Our study also has several key strengths. First, we performed the first genetically informed study of the effect of environmental walkability on BMI and variance in BMI. Although our G × walkability finding became nonsignificant when controlling for the effects of physical activity, it represents an important first step toward identifying factors that may serve to maximize the obesity-suppressing effects of physical activity. Second, we also demonstrated that the suppressive effect of physical activity on genetic variance in BMI cannot be attributed to genetic selection or the differential expression of genes based on level of physical activity, a significant contribution to the current genetically informed literature documenting this association. This finding also provides robust evidence for physical activity as a behavioral intervention with potential to counteract genetic risk of obesity. Third, although our multiple regression approach to moderating variance in BMI has been proposed or used in previous reports (e.g., McCaffery et al. 2009; Purcell 2002), here we demonstrate how this framework may be used to examine the mediating effects of one moderator by another. This in itself is a contribution to the existing quantitative behavior genetics literature on gene-by-environment interaction, because it opens up a world of research that uses a mechanistic approach to G × E analysis.

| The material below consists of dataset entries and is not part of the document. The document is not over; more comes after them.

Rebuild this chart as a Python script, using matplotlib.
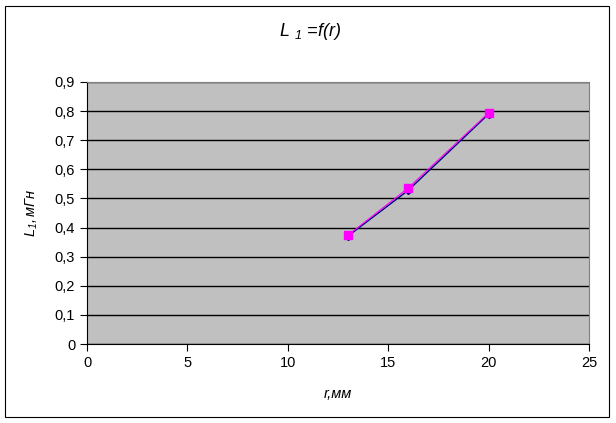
import matplotlib
matplotlib.use("Agg")
import matplotlib.pyplot as plt
from matplotlib.patches import Rectangle
from matplotlib.ticker import FuncFormatter

plt.rcParams['font.family'] = ['Liberation Sans', 'DejaVu Sans']
plt.rcParams['mathtext.fontset'] = 'custom'
plt.rcParams['mathtext.it'] = 'Liberation Sans:italic'
plt.rcParams['mathtext.rm'] = 'Liberation Sans:italic'

# data
r_mm = [13, 16, 20]
L1_a = [0.371, 0.528, 0.790]   # navy, diamonds
L1_b = [0.374, 0.536, 0.794]   # magenta, squares

x_ticks = [0, 5, 10, 15, 20, 25]
y_ticks = [0, 0.1, 0.2, 0.3, 0.4, 0.5, 0.6, 0.7, 0.8, 0.9]

fig = plt.figure(figsize=(6.16, 4.23), dpi=100)
fig.patches.append(Rectangle((5 / 616, 6 / 423), 604 / 616, 411 / 423,
                             transform=fig.transFigure, fill=False,
                             edgecolor='black', linewidth=0.8))

ax = fig.add_axes([87 / 616, 1 - 344 / 423, 502 / 616, 262 / 423])
ax.set_facecolor('#C0C0C0')
ax.set_xlim(0, 25)
ax.set_ylim(0, 0.9)
ax.set_xticks(x_ticks)
ax.set_yticks(y_ticks)
ax.yaxis.set_major_formatter(FuncFormatter(lambda v, p: ('%g' % round(v, 1)).replace('.', ',')))
ax.yaxis.grid(True, color='black', linewidth=1)
ax.set_axisbelow(True)
for side in ['top', 'right']:
    ax.spines[side].set_color('#808080')
for side in ['left', 'bottom']:
    ax.spines[side].set_color('black')
ax.tick_params(direction='out', length=5, labelsize=10.5, width=0.8)

ax.plot(r_mm, L1_a, color='#000080', marker='D', markersize=4, linewidth=1)
ax.plot(r_mm, L1_b, color='#FF00FF', marker='s', markersize=5.5, linewidth=0.8)

fig.text(310 / 616, 1 - 32 / 423, r'$L\ _1$ =f(r)', ha='center', va='center',
         fontsize=13, style='italic')
fig.text(32 / 616, 1 - 213 / 423, r'$L_1,$мГн', ha='center', va='center',
         fontsize=10.5, style='italic', rotation=90)
fig.text(338 / 616, 1 - 394 / 423, 'r,мм', ha='center', va='center',
         fontsize=10.5, style='italic')

fig.savefig('out.png', dpi=100)
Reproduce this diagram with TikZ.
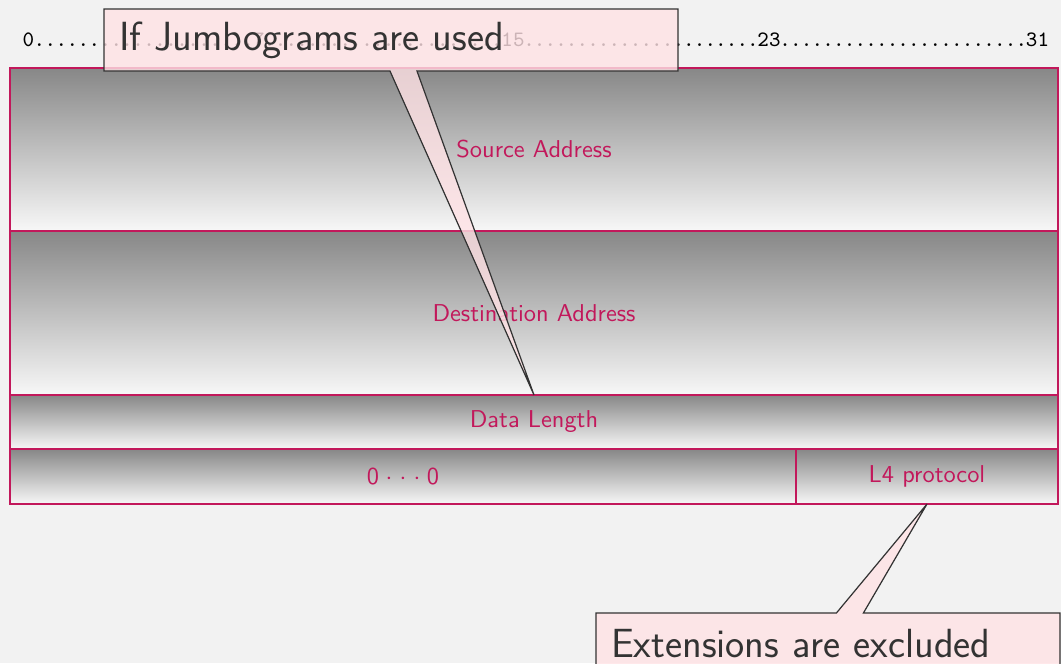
\documentclass[tikz,border=0pt]{standalone}
\usetikzlibrary{shapes.callouts}
\definecolor{bgc}{RGB}{242,242,242}
\definecolor{crim}{RGB}{194,24,91}
\definecolor{pinkc}{RGB}{255,226,229}
\definecolor{callc}{RGB}{51,51,51}
\newcommand\pxu{0.41pt}
\begin{document}
\begin{tikzpicture}[x=0.41pt,y=-0.41pt,
  field/.style={draw=crim, line width=0.6pt, top color=black!47, bottom color=black!3,
    text=crim, font=\sffamily, inner sep=0pt, outer sep=0pt, anchor=north west},
  rulenum/.style={font=\ttfamily\fontsize{9}{10}\selectfont, inner sep=0pt, text=black, anchor=base},
  note/.style={rectangle callout, draw=callc, line width=0.5pt, fill=pinkc, fill opacity=0.8,
    text opacity=1, text=callc, font=\sffamily\fontsize{16.7}{19}\selectfont, align=left,
    inner xsep=15*\pxu, callout pointer width=27*\pxu}
]
\clip (0,0) rectangle (1061,663);
\fill[bgc] (0,0) rectangle (1061,663);
% ruler
\node[rulenum] (r0) at (28.5,46) {0};
\node[rulenum] (r7) at (259,46) {7};
\node[rulenum] (r15) at (513,46) {15};
\node[rulenum] (r23) at (769,46) {23};
\node[rulenum] (r31) at (1037.5,46) {31};
\foreach \a/\b/\n/\g in {33.8/253.7/20/a, 264.3/502.3/22/b, 523.7/758.3/22/c, 779.7/1026.8/23/d}{
  \foreach \k in {1,...,\n}{
    \node[rulenum] (dot\g\k) at ({\a+(\k-0.5)*(\b-\a)/\n},46) {.};
  }
}
% fields
\node[field, minimum width=1048*\pxu, minimum height=163*\pxu] (src) at (10,68) {Source Address};
\node[field, minimum width=1048*\pxu, minimum height=164*\pxu] (dst) at (10,231) {Destination Address};
\node[field, minimum width=1048*\pxu, minimum height=54*\pxu] (dl) at (10,395) {Data Length};
\node[field, minimum width=786*\pxu, minimum height=55*\pxu] (zero) at (10,449)
  {0\hspace{2.6pt}$\cdot$\hspace{3pt}$\cdot$\hspace{3pt}$\cdot$\hspace{2.6pt}0};
\node[field, minimum width=262*\pxu, minimum height=55*\pxu] (l4) at (796,449) {L4 protocol};
% callouts
\node[note, text width=544*\pxu, minimum height=62*\pxu, callout absolute pointer={(dl.north)}] (c1) at (391,40) {If Jumbograms are used};
\node[note, text width=434*\pxu, minimum height=62*\pxu, callout absolute pointer={(l4.south)}] (c2) at (828,644) {Extensions are excluded};
\end{tikzpicture}
\end{document}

Implications and future directions

The results we present in this report have important implications for individuals who have a genetic predisposition for being overweight because their heritable risk for high BMI may be counteracted, at least to some extent, by increasing their level of physical activity, and more specifically that performed at a moderate or higher level. Living in neighborhoods that are more conducive to activity has benefit, although this appears to be because such neighborhoods promote physical activity rather than directly suppressing variance in BMI. Nevertheless, the results from our study suggest that macro-level obesity interventions warrant further investigation.

Our finding that physical activity suppresses the genetic risk for high BMI despite nonrandom selection into more active environments warrants further investigation. Specifically, examining the main and interactive effects of physical activity on BMI over time will help elucidate the process by which activity influences the body mass phenotype. Most past G × Activity research (including the present report) has used cross-sectional data to demonstrate this effect (McCaffery et al. 2009; Mustelin et al. 2009; but see Heitmann et al. 1997; Karnehed et al. 2006). Past longitudinal research on the main effects of physical activity or inactivity on BMI shows that BMI is more predictive of activity than vice versa (Ekelund et al. 2008; Metcalf et al. 2011). A genetically-informed longitudinal study could help explain some of the processes involved in this observation. Based on the evidence we provide here, we predict that lower BMI would predict subsequent higher physical activity through genetic pathways. If the suppression of genetic risk for high BMI by physical activity is a true phenomenon, we would also expect to observe decay or amplification of earlier genetic influences as a function of activity level during any given time lag.

Conclusions

Epidemiologic study of interactions between genes and the environment aids in our understanding of disease etiology. Using a twin modeling approach, we demonstrated that high levels of moderate intensity physical activity suppress genetic risk for high BMI, even when activity and BMI share an underlying genetic etiology. Walkability alone also had moderating effects on genetic variance in BMI, yet these effects were mediated by physical activity. Our results support interventions that focus on increasing physical activity, including those that improve aspects of the built environment which in turn may promote more physical activity, to reduce obesity.